### Set problem
Write out all of the lines below, exactly and completely.

### Data provided
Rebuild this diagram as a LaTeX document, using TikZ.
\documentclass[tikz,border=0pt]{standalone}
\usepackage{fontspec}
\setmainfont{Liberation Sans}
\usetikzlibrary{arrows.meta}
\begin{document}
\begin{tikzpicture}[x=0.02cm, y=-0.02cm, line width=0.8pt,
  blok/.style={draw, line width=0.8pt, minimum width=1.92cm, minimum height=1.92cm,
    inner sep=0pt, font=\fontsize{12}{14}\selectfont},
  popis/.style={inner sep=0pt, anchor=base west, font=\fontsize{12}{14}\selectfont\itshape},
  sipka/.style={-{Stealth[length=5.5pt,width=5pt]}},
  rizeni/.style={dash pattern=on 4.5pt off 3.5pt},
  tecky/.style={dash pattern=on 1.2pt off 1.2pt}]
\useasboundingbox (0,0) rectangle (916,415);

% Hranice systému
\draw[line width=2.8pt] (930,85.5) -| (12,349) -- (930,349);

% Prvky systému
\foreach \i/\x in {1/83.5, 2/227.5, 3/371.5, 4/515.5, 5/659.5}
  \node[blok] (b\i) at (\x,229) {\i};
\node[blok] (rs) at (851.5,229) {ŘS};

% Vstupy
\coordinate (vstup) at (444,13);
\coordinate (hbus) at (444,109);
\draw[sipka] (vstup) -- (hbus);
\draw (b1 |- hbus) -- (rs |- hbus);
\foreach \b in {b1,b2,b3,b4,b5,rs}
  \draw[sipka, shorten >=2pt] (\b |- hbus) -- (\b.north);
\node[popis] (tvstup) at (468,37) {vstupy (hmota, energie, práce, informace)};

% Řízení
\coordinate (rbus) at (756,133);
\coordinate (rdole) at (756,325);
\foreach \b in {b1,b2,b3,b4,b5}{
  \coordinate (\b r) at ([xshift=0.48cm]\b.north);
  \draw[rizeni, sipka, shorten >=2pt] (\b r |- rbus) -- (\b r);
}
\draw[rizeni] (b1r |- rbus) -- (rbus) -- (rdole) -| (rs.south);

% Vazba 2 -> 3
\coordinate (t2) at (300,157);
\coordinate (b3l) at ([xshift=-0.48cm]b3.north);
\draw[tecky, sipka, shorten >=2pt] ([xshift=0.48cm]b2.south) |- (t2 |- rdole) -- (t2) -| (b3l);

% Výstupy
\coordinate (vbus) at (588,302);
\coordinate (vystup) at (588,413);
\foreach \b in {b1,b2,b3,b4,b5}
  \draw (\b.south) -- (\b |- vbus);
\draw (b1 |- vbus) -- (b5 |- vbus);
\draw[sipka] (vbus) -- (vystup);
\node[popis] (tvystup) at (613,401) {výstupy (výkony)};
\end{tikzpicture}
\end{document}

### Final result
Rebuild this diagram as a LaTeX document, using TikZ.
\documentclass[tikz,border=0pt]{standalone}
\usepackage{fontspec}
\setmainfont{Liberation Sans}
\usetikzlibrary{arrows.meta}
\begin{document}
\begin{tikzpicture}[x=0.02cm, y=-0.02cm, line width=0.8pt,
  blok/.style={draw, line width=0.8pt, minimum width=1.92cm, minimum height=1.92cm,
    inner sep=0pt, font=\fontsize{12}{14}\selectfont},
  popis/.style={inner sep=0pt, anchor=base west, font=\fontsize{12}{14}\selectfont\itshape},
  sipka/.style={-{Stealth[length=5.5pt,width=5pt]}},
  rizeni/.style={dash pattern=on 4.5pt off 3.5pt},
  tecky/.style={dash pattern=on 1.2pt off 1.2pt}]
\useasboundingbox (0,0) rectangle (916,415);

% Hranice systému
\draw[line width=2.8pt] (930,85.5) -| (12,349) -- (930,349);

% Prvky systému
\foreach \i/\x in {1/83.5, 2/227.5, 3/371.5, 4/515.5, 5/659.5}
  \node[blok] (b\i) at (\x,229) {\i};
\node[blok] (rs) at (851.5,229) {ŘS};

% Vstupy
\coordinate (vstup) at (444,13);
\coordinate (hbus) at (444,109);
\draw[sipka] (vstup) -- (hbus);
\draw (b1 |- hbus) -- (rs |- hbus);
\foreach \b in {b1,b2,b3,b4,b5,rs}
  \draw[sipka, shorten >=2pt] (\b |- hbus) -- (\b.north);
\node[popis] (tvstup) at (468,37) {vstupy (hmota, energie, práce, informace)};

% Řízení
\coordinate (rbus) at (756,133);
\coordinate (rdole) at (756,325);
\foreach \b in {b1,b2,b3,b4,b5}{
  \coordinate (\b r) at ([xshift=0.48cm]\b.north);
  \draw[rizeni, sipka, shorten >=2pt] (\b r |- rbus) -- (\b r);
}
\draw[rizeni] (b1r |- rbus) -- (rbus) -- (rdole) -| (rs.south);

% Vazba 2 -> 3
\coordinate (t2) at (300,157);
\coordinate (b3l) at ([xshift=-0.48cm]b3.north);
\draw[tecky, sipka, shorten >=2pt] ([xshift=0.48cm]b2.south) |- (t2 |- rdole) -- (t2) -| (b3l);

% Výstupy
\coordinate (vbus) at (588,302);
\coordinate (vystup) at (588,413);
\foreach \b in {b1,b2,b3,b4,b5}
  \draw (\b.south) -- (\b |- vbus);
\draw (b1 |- vbus) -- (b5 |- vbus);
\draw[sipka] (vbus) -- (vystup);
\node[popis] (tvystup) at (613,401) {výstupy (výkony)};
\end{tikzpicture}
\end{document}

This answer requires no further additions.